*** PROVIDED DATA ***

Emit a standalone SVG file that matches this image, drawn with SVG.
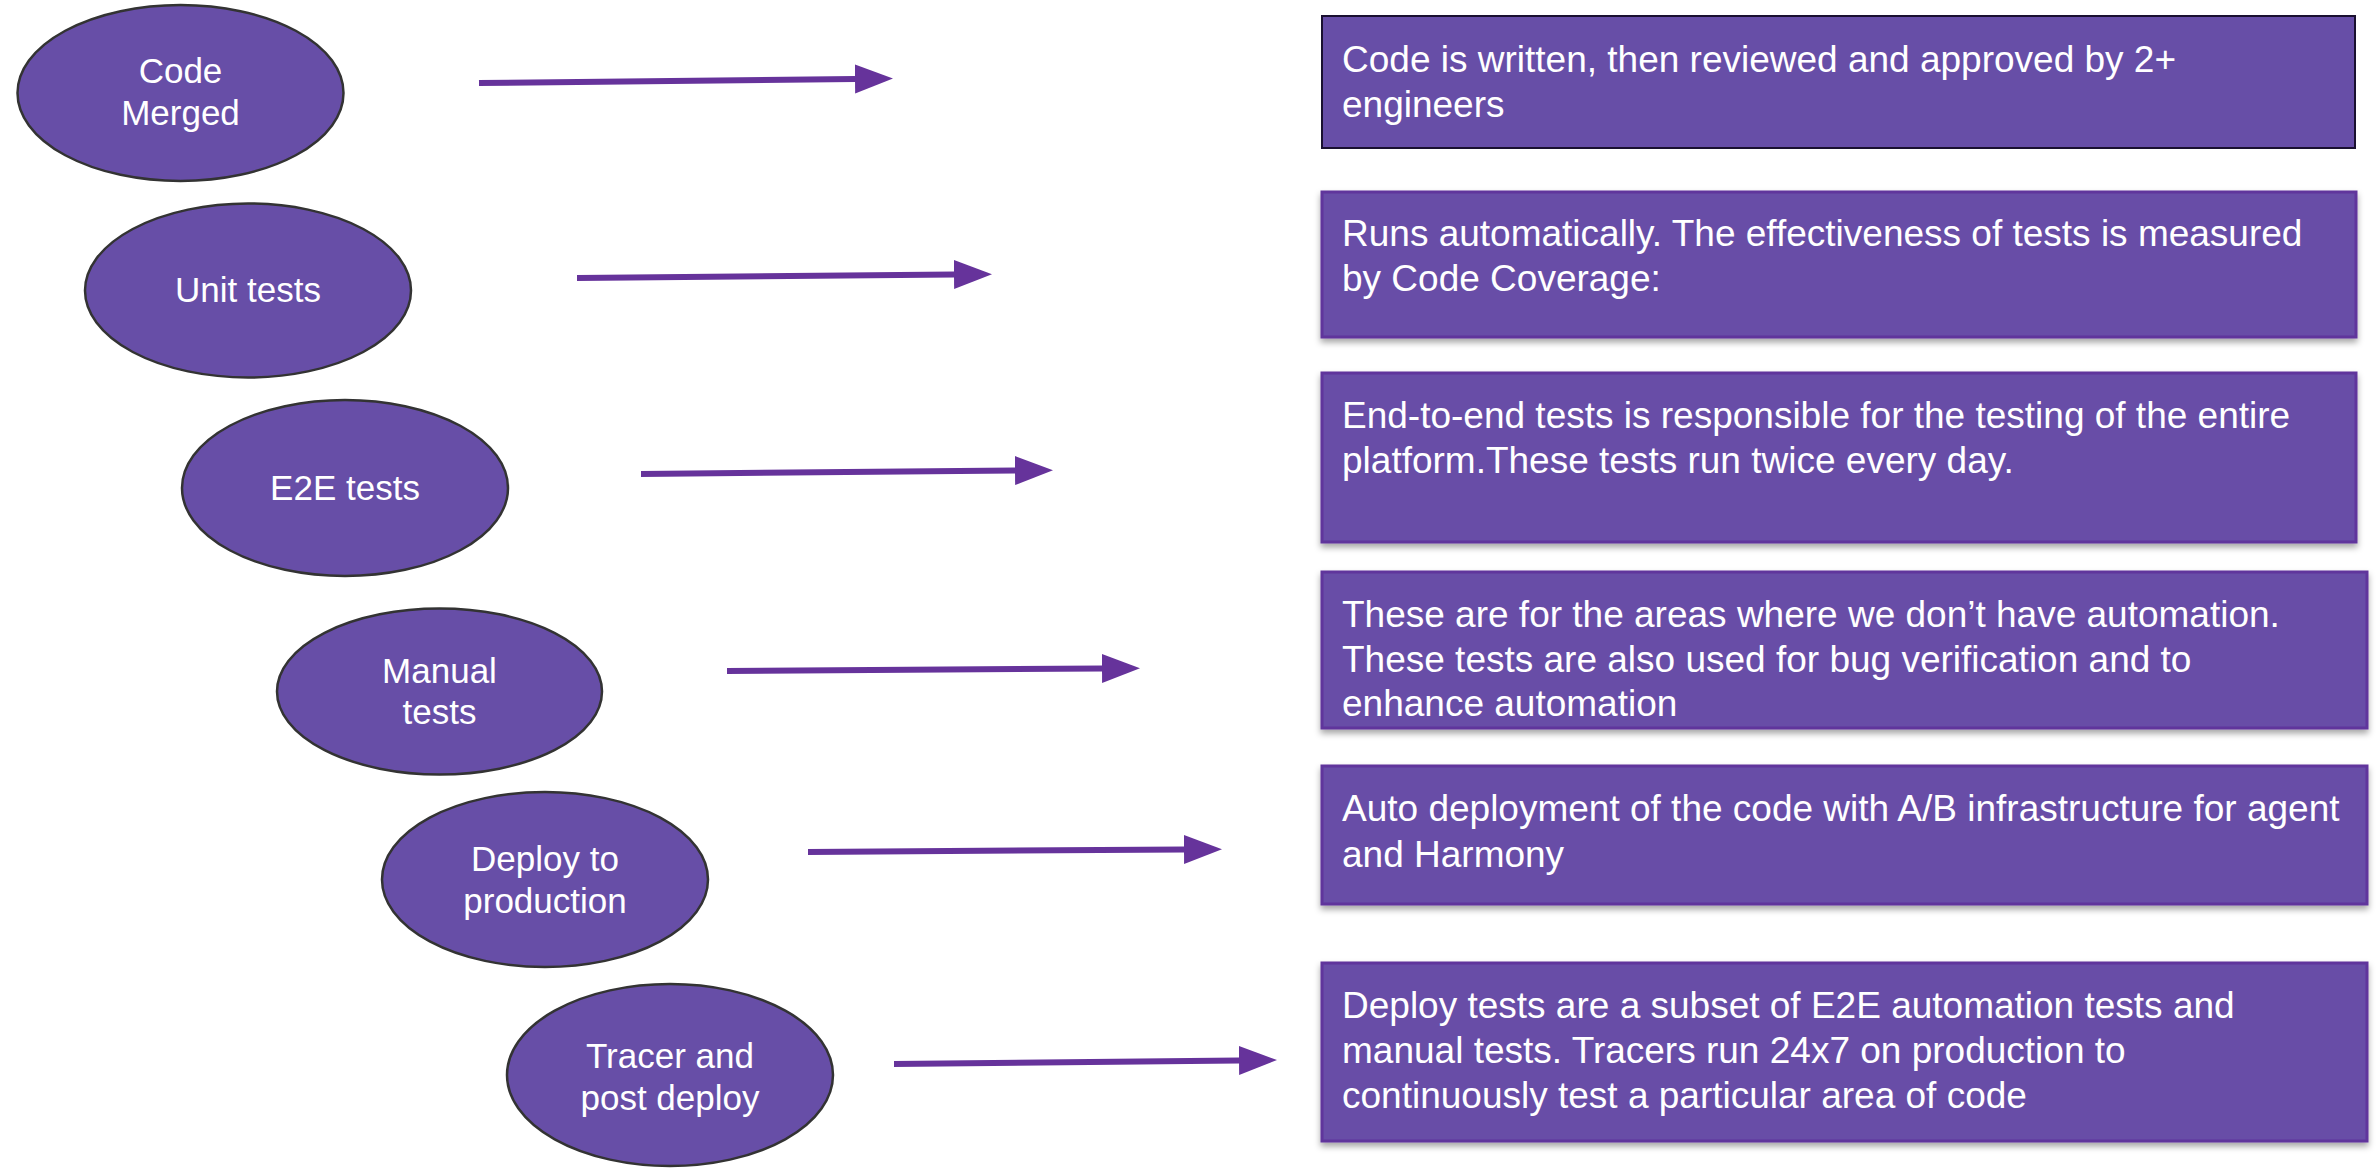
<svg xmlns="http://www.w3.org/2000/svg" width="2379" height="1169" viewBox="0 0 2379 1169">
<style>
.ell{fill:#674ea7;stroke:#333333;stroke-width:2.5}
.box{fill:#674ea7;stroke:#61349c;stroke-width:3;filter:url(#sh)}
.box1{fill:#674ea7;stroke:#1a1030;stroke-width:2}
.lbl{font-family:"Liberation Sans",Arial,sans-serif;font-size:35px;fill:#ffffff;text-anchor:middle}
.txt{font-family:"Liberation Sans",Arial,sans-serif;font-size:37px;fill:#ffffff}
.arr{stroke:#66339b;stroke-width:6;fill:none;marker-end:url(#ah)}
</style>
<defs>
<filter id="sh" x="-5%" y="-10%" width="110%" height="130%">
<feDropShadow dx="0" dy="4" stdDeviation="3" flood-color="#000000" flood-opacity="0.35"/>
</filter>
<marker id="ah" markerUnits="userSpaceOnUse" markerWidth="40" markerHeight="30" refX="0" refY="14.5" orient="auto" viewBox="0 0 40 30">
<path d="M0,0 L38,14.5 L0,29 Z" fill="#66339b"/>
</marker>
</defs>
<rect width="2379" height="1169" fill="#ffffff"/>
<g id="connectors">
<line class="arr" x1="479" y1="83" x2="855" y2="79"/>
<line class="arr" x1="577" y1="278" x2="954" y2="274.5"/>
<line class="arr" x1="641" y1="474" x2="1015" y2="470.5"/>
<line class="arr" x1="727" y1="671" x2="1102" y2="668.5"/>
<line class="arr" x1="808" y1="852" x2="1184" y2="849.5"/>
<line class="arr" x1="894" y1="1064" x2="1239" y2="1060.5"/>
</g>
<g id="node-code-merged">
<ellipse class="ell" cx="180.5" cy="93" rx="163" ry="88"/>
<text class="lbl" x="180.5" y="83">Code</text>
<text class="lbl" x="180.5" y="125">Merged</text>
</g>
<g id="node-unit-tests">
<ellipse class="ell" cx="248" cy="290.5" rx="163" ry="87"/>
<text class="lbl" x="248" y="302">Unit tests</text>
</g>
<g id="node-e2e-tests">
<ellipse class="ell" cx="345" cy="488" rx="163" ry="88"/>
<text class="lbl" x="345" y="500">E2E tests</text>
</g>
<g id="node-manual-tests">
<ellipse class="ell" cx="439.5" cy="691.5" rx="162.5" ry="83"/>
<text class="lbl" x="439.5" y="683">Manual</text>
<text class="lbl" x="439.5" y="724">tests</text>
</g>
<g id="node-deploy">
<ellipse class="ell" cx="545" cy="879.5" rx="163" ry="87.5"/>
<text class="lbl" x="545" y="871">Deploy to</text>
<text class="lbl" x="545" y="913">production</text>
</g>
<g id="node-tracer">
<ellipse class="ell" cx="670" cy="1075" rx="163" ry="91"/>
<text class="lbl" x="670" y="1068">Tracer and</text>
<text class="lbl" x="670" y="1110">post deploy</text>
</g>
<g id="box-code-merged">
<rect class="box1" x="1322" y="16" width="1033" height="132"/>
<text class="txt" x="1342" y="72">Code is written, then reviewed and approved by 2+</text>
<text class="txt" x="1342" y="117">engineers</text>
</g>
<g id="box-unit-tests">
<rect class="box" x="1322" y="192" width="1034" height="145"/>
<text class="txt" x="1342" y="246">Runs automatically. The effectiveness of tests is measured</text>
<text class="txt" x="1342" y="291">by Code Coverage:</text>
</g>
<g id="box-e2e-tests">
<rect class="box" x="1322" y="373" width="1034" height="169"/>
<text class="txt" x="1342" y="428">End-to-end tests is responsible for the testing of the entire</text>
<text class="txt" x="1342" y="473">platform.These tests run twice every day.</text>
</g>
<g id="box-manual-tests">
<rect class="box" x="1322" y="572" width="1045" height="156"/>
<text class="txt" x="1342" y="627">These are for the areas where we don’t have automation.</text>
<text class="txt" x="1342" y="672">These tests are also used for bug verification and to</text>
<text class="txt" x="1342" y="716">enhance automation</text>
</g>
<g id="box-deploy">
<rect class="box" x="1322" y="766" width="1045" height="138"/>
<text class="txt" x="1342" y="821">Auto deployment of the code with A/B infrastructure for agent</text>
<text class="txt" x="1342" y="867">and Harmony</text>
</g>
<g id="box-tracer">
<rect class="box" x="1322" y="963" width="1045" height="178"/>
<text class="txt" x="1342" y="1018">Deploy tests are a subset of E2E automation tests and</text>
<text class="txt" x="1342" y="1063">manual tests. Tracers run 24x7 on production to</text>
<text class="txt" x="1342" y="1108">continuously test a particular area of code</text>
</g>
</svg>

***

* _EXERCISE_
Pull out every line above that holds the word "with".

* _OUTPUT FOR THIS TASK_
Emit a standalone SVG file that matches this image, drawn with SVG.
<text class="txt" x="1342" y="821">Auto deployment of the code with A/B infrastructure for agent</text>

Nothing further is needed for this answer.